Tip:
Highlight text to annotate it
X
A multi-dimensional multivariate dataset
is comprised of several variables. One popular way of displaying such
a dataset is to use a scatterplot matrix, or SPLOM. In a SPLOM,
each possible pair of variables is displayed as a scatterplot
within a matrix structure.
SPLOMs do not handle categorical variables very well
due to overplotting. For example, in this scatterplot matrix,
it is not obvious which combination of month and region
has the most sales or which product has the highest sales.
Another way of displaying multi-dimensional multivariate datasets,
parallel coordinates, shows pairs of adjacent variables and their relationships,
with each line connecting the value of all variables for single observation.
Here again, categorical variables are hard to read,
being displayed as complete bipartite graphs in this instance.
We propose a new technique called the generalized plot matrix,
or GPLOM, which shows different charts depending on the type of variables
displayed in each matrix cell,
in a fashion similar to the generalized pairs plot of Emerson et al
2013. Furthermore, the interactive features in GPLOM
allow casual data exploration and analysis.
In a GPLOM, categorical and continuous variables
are segregated on each axis; furthermore, one variable
is removed from each axis to avoid the same variable being plotted against itself.
The upper triangular part of the matrix is not displayed,
to allow room for interactive features. Different types of charts are used to
show
relationships between different types of variables.
Charts with a categorical variable show an aggregate of the data,
as aggregated by a user selectable aggregation function.
Due to the limited amount of space relative to the cardinality
of variables, labels for data are shown through tooltips
and bendy highlights. Bendy highlights connect related marks between charts
while tooltips contain a brief summary of the data inside the mark.
The infobox contains more information about the particular mark under the cursor,
as well as a kernel density estimate of the underlying distribution.
The kernel density estimate also highlights the average,
allowing the analyst to see at a glance whether or not the average
accurately summarizes the data.
Clicking on a particular mark highlights it and shows a part-to-whole comparison
on the other charts. For aggregation functions which are not additive,
such as the average, minimum or maximum, a dot is displayed.
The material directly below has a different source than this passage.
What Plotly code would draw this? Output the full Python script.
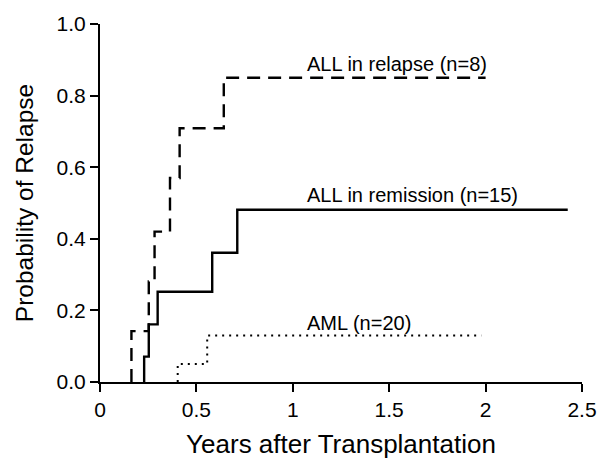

For aggregation functions which are additive, such as the sum
or count, partial highlighting shows the contribution
of the selected value to the whole.
Corresponding values are also highlighted in the scatterplots
and displayed in the kernel density estimate part of the infobox.
It is also possible to quickly find a value
in the matrix using textual search, which highlights the entered value.
Double clicking on a particular value in the matrix
filters the data by only showing the data contained in a particular mark.
GPLOM supports dimensional shedding, meaning that the filtered
dimension is removed from the matrix upon filtering;
one might think of a GPLOM as a hyperlinked
pyramid of sub-GPLOMs.